I grew up in the space era. The sound barrier was broken by Chuck Jaeger on October 17, 1947, just 13 days before I was born. (That was also the year of the supposed alien landing at Roswell in July. It has always been a family joke that I'm weird because I got zapped by an alien mind beam. I was in my mother's womb in California at the time, so who knows?)
Ten years later, Sputnik orbited the earth. I can still remember the day that my father showed me the story in the morning paper. The same paper had times listed for when you could see the tiny satellite cross the sky. That was a big deal back then, as we went into the backyard to look for that pinpoint of light.
Then the space race was on, and every kid I knew (and a lot of adults, too) were tuned in to the space program.
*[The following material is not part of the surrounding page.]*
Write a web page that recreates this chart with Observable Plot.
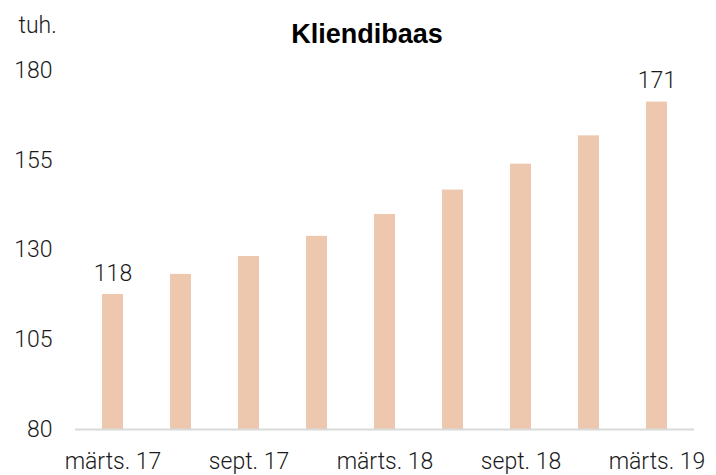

Like everyone else, I went through a phase of wanting to be an astronaut. That never happened, but I still fulfill my love of outer space with Star Trek and movies like The Right Stuff and Apollo 13. (I've lost track of how many times I've watched that movie, but I will say that Gene Kranz's line, "Failure is not an option!" has become a watchword around our house. It's my favorite movie for how a group of people working together can achieve the seemingly impossible.)
|"Earthrise" by Frank Borman|
I was 22 and living in South Dakota when Neil Armstrong walked on the moon in 1969. People today who claim the moon landing was faked don't know what they are talking about. Sure, the pix are fuzzy, but that's because the cameras and transmissions back then weren't a good as today. But for those of us glued to our TV sets during the live transmission, there was no doubt it was real. Cynics ask who was taking the photos of that first step, but the answer is simple: The Eagle lander took them, the same as there was a camera on board Orion that took pix of the earth receding as the craft rose into the sky, etc. No, my conspiracy theory friends, the Apollo moon walk was very real.
|Photo of Mars showing a thin atmosphere.|
What else will we discover there?
True, it is expensive. But the technological advances we got from previous space missions have long since paid for themselves. One example being those thin, light, but very warm materials we now use for so many things. (I've got a pair of winter boot liners made of the same stuff as astronaut space suits.) Learning to put satellites in orbit has given us GPS, cell phones, global communications. Etc. And the quest for lighter payloads has given us smaller and smaller electronics.
So who knows what we will learn from the Mars mission? I say, let's go!